Pour autant, les nouvelles technologies élargissent les possibilités de diffuser des images fixes. C’est le pari fait par le galeriste Jean-Pierre Lambert qui a décidé de fermer sa galerie au profit d’un site Internet présentant les photographies, images " fixes " des artistes qu’il représente, les collectionneurs pouvant toujours prendre rendez-vous pour voir les œuvres chez lui.

Images fixes et images animées , quel défi pour la création?

Le développement des techniques numériques incite un nombre croissant de photographes à expérimenter les images animées pour réaliser leur œuvre. Les frontières entre les différents métiers de l’image deviennent elles-aussi plus floues. L’université de Valenciennes, à travers sa structure D.R.E.A.M. (Développement, Recherche, Enseignement en Audiovisuel et Multimédia), forme des professionnels rompus aux différentes techniques de l’image (fixe ou animée) en privilégiant la réalisation de projets dont plusieurs furent présentés lors des rencontres.

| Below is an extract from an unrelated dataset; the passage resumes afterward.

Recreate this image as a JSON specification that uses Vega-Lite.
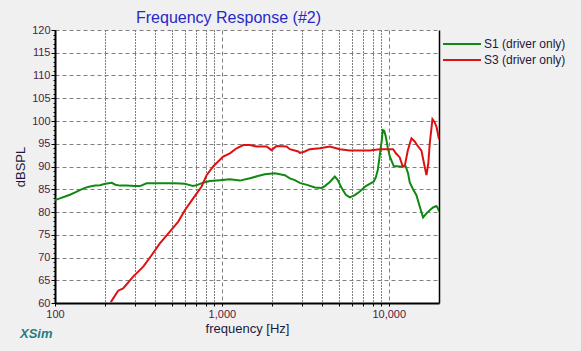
{
  "$schema": "https://vega.github.io/schema/vega-lite/v6.json",
  "width": 384,
  "height": 273,
  "autosize": {"type": "none"},
  "padding": {"left": 55, "top": 30, "right": 142, "bottom": 48},
  "background": "#f0f0f0",
  "config": {"view": {"fill": "white", "stroke": null}, "font": "Liberation Sans"},
  "title": {"text": "XSim", "orient": "bottom", "anchor": "start", "frame": "group", "dx": -35, "offset": -7, "color": "#1f7f7f", "fontSize": 13, "fontStyle": "italic", "fontWeight": "bold"},
  "datasets": {
    "resp": [
      {"s": "S1 (driver only)", "f": 100, "db": 82.6},
      {"s": "S1 (driver only)", "f": 107, "db": 83.0},
      {"s": "S1 (driver only)", "f": 115, "db": 83.4},
      {"s": "S1 (driver only)", "f": 123, "db": 83.8},
      {"s": "S1 (driver only)", "f": 132, "db": 84.3},
      {"s": "S1 (driver only)", "f": 141, "db": 84.8},
      {"s": "S1 (driver only)", "f": 151, "db": 85.3},
      {"s": "S1 (driver only)", "f": 162, "db": 85.6},
      {"s": "S1 (driver only)", "f": 174, "db": 85.8},
      {"s": "S1 (driver only)", "f": 186, "db": 85.9},
      {"s": "S1 (driver only)", "f": 200, "db": 86.2},
      {"s": "S1 (driver only)", "f": 219, "db": 86.4},
      {"s": "S1 (driver only)", "f": 230, "db": 86.0},
      {"s": "S1 (driver only)", "f": 245, "db": 85.8},
      {"s": "S1 (driver only)", "f": 270, "db": 85.8},
      {"s": "S1 (driver only)", "f": 301, "db": 85.7},
      {"s": "S1 (driver only)", "f": 323, "db": 85.7},
      {"s": "S1 (driver only)", "f": 354, "db": 86.3},
      {"s": "S1 (driver only)", "f": 425, "db": 86.3},
      {"s": "S1 (driver only)", "f": 523, "db": 86.3},
      {"s": "S1 (driver only)", "f": 600, "db": 86.2},
      {"s": "S1 (driver only)", "f": 643, "db": 85.9},
      {"s": "S1 (driver only)", "f": 670, "db": 85.7},
      {"s": "S1 (driver only)", "f": 708, "db": 85.9},
      {"s": "S1 (driver only)", "f": 780, "db": 86.5},
      {"s": "S1 (driver only)", "f": 847, "db": 86.8},
      {"s": "S1 (driver only)", "f": 973, "db": 87.0},
      {"s": "S1 (driver only)", "f": 1117, "db": 87.2},
      {"s": "S1 (driver only)", "f": 1282, "db": 86.9},
      {"s": "S1 (driver only)", "f": 1472, "db": 87.4},
      {"s": "S1 (driver only)", "f": 1643, "db": 87.9},
      {"s": "S1 (driver only)", "f": 1809, "db": 88.3},
      {"s": "S1 (driver only)", "f": 2077, "db": 88.5},
      {"s": "S1 (driver only)", "f": 2384, "db": 88.1},
      {"s": "S1 (driver only)", "f": 2554, "db": 87.4},
      {"s": "S1 (driver only)", "f": 2735, "db": 87.0},
      {"s": "S1 (driver only)", "f": 2932, "db": 86.4},
      {"s": "S1 (driver only)", "f": 3273, "db": 85.9},
      {"s": "S1 (driver only)", "f": 3606, "db": 85.4},
      {"s": "S1 (driver only)", "f": 3971, "db": 85.3},
      {"s": "S1 (driver only)", "f": 4139, "db": 85.7},
      {"s": "S1 (driver only)", "f": 4435, "db": 86.6},
      {"s": "S1 (driver only)", "f": 4751, "db": 87.8},
      {"s": "S1 (driver only)", "f": 4950, "db": 87.0},
      {"s": "S1 (driver only)", "f": 5232, "db": 85.2},
      {"s": "S1 (driver only)", "f": 5530, "db": 83.8},
      {"s": "S1 (driver only)", "f": 5841, "db": 83.2},
      {"s": "S1 (driver only)", "f": 6260, "db": 83.7},
      {"s": "S1 (driver only)", "f": 6704, "db": 84.5},
      {"s": "S1 (driver only)", "f": 7284, "db": 85.7},
      {"s": "S1 (driver only)", "f": 7696, "db": 86.2},
      {"s": "S1 (driver only)", "f": 8133, "db": 86.7},
      {"s": "S1 (driver only)", "f": 8360, "db": 87.6},
      {"s": "S1 (driver only)", "f": 8594, "db": 89.2},
      {"s": "S1 (driver only)", "f": 8835, "db": 92.5},
      {"s": "S1 (driver only)", "f": 9082, "db": 95.8},
      {"s": "S1 (driver only)", "f": 9208, "db": 98.0},
      {"s": "S1 (driver only)", "f": 9398, "db": 97.8},
      {"s": "S1 (driver only)", "f": 9594, "db": 96.6},
      {"s": "S1 (driver only)", "f": 9860, "db": 94.2},
      {"s": "S1 (driver only)", "f": 10140, "db": 92.2},
      {"s": "S1 (driver only)", "f": 10710, "db": 90.1},
      {"s": "S1 (driver only)", "f": 11640, "db": 90.0},
      {"s": "S1 (driver only)", "f": 12640, "db": 90.0},
      {"s": "S1 (driver only)", "f": 13050, "db": 88.5},
      {"s": "S1 (driver only)", "f": 13360, "db": 86.5},
      {"s": "S1 (driver only)", "f": 13980, "db": 85.0},
      {"s": "S1 (driver only)", "f": 14650, "db": 83.7},
      {"s": "S1 (driver only)", "f": 15330, "db": 81.2},
      {"s": "S1 (driver only)", "f": 16050, "db": 78.8},
      {"s": "S1 (driver only)", "f": 16820, "db": 79.7},
      {"s": "S1 (driver only)", "f": 17600, "db": 80.4},
      {"s": "S1 (driver only)", "f": 18420, "db": 81.0},
      {"s": "S1 (driver only)", "f": 19310, "db": 81.3},
      {"s": "S1 (driver only)", "f": 19740, "db": 80.8},
      {"s": "S1 (driver only)", "f": 20000, "db": 80.1},
      {"s": "S3 (driver only)", "f": 216, "db": 60.2},
      {"s": "S3 (driver only)", "f": 239, "db": 62.7},
      {"s": "S3 (driver only)", "f": 256, "db": 63.2},
      {"s": "S3 (driver only)", "f": 294, "db": 65.8},
      {"s": "S3 (driver only)", "f": 338, "db": 68.0},
      {"s": "S3 (driver only)", "f": 379, "db": 70.5},
      {"s": "S3 (driver only)", "f": 425, "db": 73.1},
      {"s": "S3 (driver only)", "f": 488, "db": 75.7},
      {"s": "S3 (driver only)", "f": 548, "db": 77.9},
      {"s": "S3 (driver only)", "f": 600, "db": 80.4},
      {"s": "S3 (driver only)", "f": 673, "db": 83.0},
      {"s": "S3 (driver only)", "f": 756, "db": 85.6},
      {"s": "S3 (driver only)", "f": 810, "db": 88.1},
      {"s": "S3 (driver only)", "f": 887, "db": 90.0},
      {"s": "S3 (driver only)", "f": 950, "db": 91.1},
      {"s": "S3 (driver only)", "f": 1018, "db": 92.2},
      {"s": "S3 (driver only)", "f": 1117, "db": 92.9},
      {"s": "S3 (driver only)", "f": 1225, "db": 94.0},
      {"s": "S3 (driver only)", "f": 1342, "db": 94.7},
      {"s": "S3 (driver only)", "f": 1472, "db": 94.7},
      {"s": "S3 (driver only)", "f": 1614, "db": 94.4},
      {"s": "S3 (driver only)", "f": 1852, "db": 94.4},
      {"s": "S3 (driver only)", "f": 1984, "db": 93.6},
      {"s": "S3 (driver only)", "f": 2127, "db": 94.5},
      {"s": "S3 (driver only)", "f": 2440, "db": 94.4},
      {"s": "S3 (driver only)", "f": 2554, "db": 93.8},
      {"s": "S3 (driver only)", "f": 2864, "db": 93.3},
      {"s": "S3 (driver only)", "f": 2932, "db": 93.0},
      {"s": "S3 (driver only)", "f": 3141, "db": 93.3},
      {"s": "S3 (driver only)", "f": 3365, "db": 93.8},
      {"s": "S3 (driver only)", "f": 3863, "db": 94.0},
      {"s": "S3 (driver only)", "f": 4435, "db": 94.4},
      {"s": "S3 (driver only)", "f": 5090, "db": 93.8},
      {"s": "S3 (driver only)", "f": 5841, "db": 93.5},
      {"s": "S3 (driver only)", "f": 7696, "db": 93.5},
      {"s": "S3 (driver only)", "f": 8835, "db": 93.8},
      {"s": "S3 (driver only)", "f": 10140, "db": 93.8},
      {"s": "S3 (driver only)", "f": 10610, "db": 93.8},
      {"s": "S3 (driver only)", "f": 11100, "db": 92.8},
      {"s": "S3 (driver only)", "f": 11640, "db": 92.0},
      {"s": "S3 (driver only)", "f": 12130, "db": 90.0},
      {"s": "S3 (driver only)", "f": 12500, "db": 90.3},
      {"s": "S3 (driver only)", "f": 13000, "db": 93.5},
      {"s": "S3 (driver only)", "f": 13680, "db": 96.2},
      {"s": "S3 (driver only)", "f": 14300, "db": 95.5},
      {"s": "S3 (driver only)", "f": 14980, "db": 94.4},
      {"s": "S3 (driver only)", "f": 15700, "db": 93.5},
      {"s": "S3 (driver only)", "f": 16200, "db": 91.0},
      {"s": "S3 (driver only)", "f": 16820, "db": 88.1},
      {"s": "S3 (driver only)", "f": 17240, "db": 90.5},
      {"s": "S3 (driver only)", "f": 17600, "db": 95.0},
      {"s": "S3 (driver only)", "f": 18270, "db": 100.4},
      {"s": "S3 (driver only)", "f": 18780, "db": 99.8},
      {"s": "S3 (driver only)", "f": 19310, "db": 98.8},
      {"s": "S3 (driver only)", "f": 20000, "db": 96.0}
    ]
  },
  "data": {"name": "resp"},
  "layer": [
    {
      "mark": {"type": "line", "strokeWidth": 2, "clip": true},
      "encoding": {
        "x": {
          "field": "f", "type": "quantitative",
          "scale": {"type": "log", "domain": [100, 20000], "nice": false},
          "axis": {
            "orient": "bottom",
            "values": [100, 200, 300, 400, 500, 600, 700, 800, 900, 1000, 2000, 3000, 4000, 5000, 6000, 7000, 8000, 9000, 10000],
            "labelExpr": "datum.value == 100 ? '100' : datum.value == 1000 ? '1,000' : datum.value == 10000 ? '10,000' : ''",
            "labelOverlap": false, "labelFlush": false,
            "labelColor": "#502040", "labelFontSize": 11, "labelPadding": 2,
            "tickSize": 3, "tickColor": "#000000",
            "domainColor": "#000000", "domainWidth": 2,
            "grid": true,
            "gridColor": {"condition": {"test": "datum.value == 1000 || datum.value == 10000", "value": "#808080"}, "value": "#000000"},
            "gridDash": {"condition": {"test": "datum.value == 1000 || datum.value == 10000", "value": [4, 3]}, "value": [1, 2]},
            "title": "frequency [Hz]", "titleFontSize": 13, "titleFontWeight": "normal", "titleColor": "#1a1a40", "titlePadding": 3
          }
        },
        "y": {
          "field": "db", "type": "quantitative",
          "scale": {"domain": [60, 120], "nice": false, "zero": false},
          "axis": {
            "orient": "left",
            "values": [60, 65, 70, 75, 80, 85, 90, 95, 100, 105, 110, 115, 120],
            "labelColor": "#502040", "labelFontSize": 11, "labelPadding": 1,
            "tickSize": 4, "tickColor": "#000000",
            "domainColor": "#000000", "domainWidth": 2,
            "grid": true, "gridColor": "#808080", "gridDash": [4, 3],
            "title": "dBSPL", "titleFontSize": 13, "titleFontWeight": "normal", "titleColor": "#1a1a40", "titlePadding": 4
          }
        },
        "color": {
          "field": "s", "type": "nominal",
          "scale": {"domain": ["S1 (driver only)", "S3 (driver only)"], "range": ["#118811", "#dd1111"]},
          "legend": {
            "orient": "none", "legendX": 401, "legendY": 8, "title": null,
            "symbolType": "M-4,0H4", "symbolSize": 90, "symbolStrokeWidth": 2,
            "labelFontSize": 12, "labelColor": "#1a1a40", "labelOffset": 16, "rowPadding": 4
          }
        }
      }
    },
    {
      "mark": {"type": "line", "opacity": 0},
      "encoding": {
        "x": {
          "field": "f", "type": "quantitative",
          "axis": {"orient": "top", "domain": false, "ticks": false, "labels": false, "grid": false,
                   "title": "Frequency Response (#2)", "titleFontSize": 16, "titleFontWeight": "normal", "titleColor": "#2828c8", "titlePadding": 5, "titleX": 173, "titleAlign": "center"}
        },
        "y": {
          "field": "db", "type": "quantitative",
          "axis": {"orient": "left", "domain": false, "labels": false, "grid": false, "title": null,
                   "tickSize": 2, "tickColor": "#000000",
                   "values": [60,61,62,63,64,65,66,67,68,69,70,71,72,73,74,75,76,77,78,79,80,81,82,83,84,85,86,87,88,89,90,91,92,93,94,95,96,97,98,99,100,101,102,103,104,105,106,107,108,109,110,111,112,113,114,115,116,117,118,119,120]}
        },
        "detail": {"field": "s"}
      }
    },
    {
      "mark": {"type": "line", "opacity": 0},
      "encoding": {
        "x": {"field": "f", "type": "quantitative", "axis": null},
        "y": {
          "field": "db", "type": "quantitative",
          "axis": {"orient": "right", "domain": true, "domainColor": "#000000", "domainWidth": 1.5, "labels": false, "ticks": false, "grid": false, "title": null}
        },
        "detail": {"field": "s"}
      }
    }
  ],
  "resolve": {"axis": {"x": "independent", "y": "independent"}}
}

Mais les opportunités offertes par les nouvelles technologies transforment-elles profondément le travail de création ? Xavier Zimbardo, en présentant son travail de photographe et de vidéaste considère que ces deux types de création participent pour lui du même travail artistique fondé sur l’aventure du regard, la surprise et la volupté. La singularité d’un créateur ne saurait dépendre de la technique qu’il utilise.

Bernard Plossu rejoint ce point de vue en développant une œuvre où la prouesse technique est volontairement écartée. Par l’utilisation d’appareils photographiques de base, y compris jetables, il propose un travail sensible où son regard transcende la technique.

La stimulante présentation de ses photographies, fondée sur la comparaison d’une même image sous différents formats ou dans un livre a introduit parfaitement le congrès que les Gens d’Images organisent en mars 2002 à Angers, sur la mise en espace de l’image.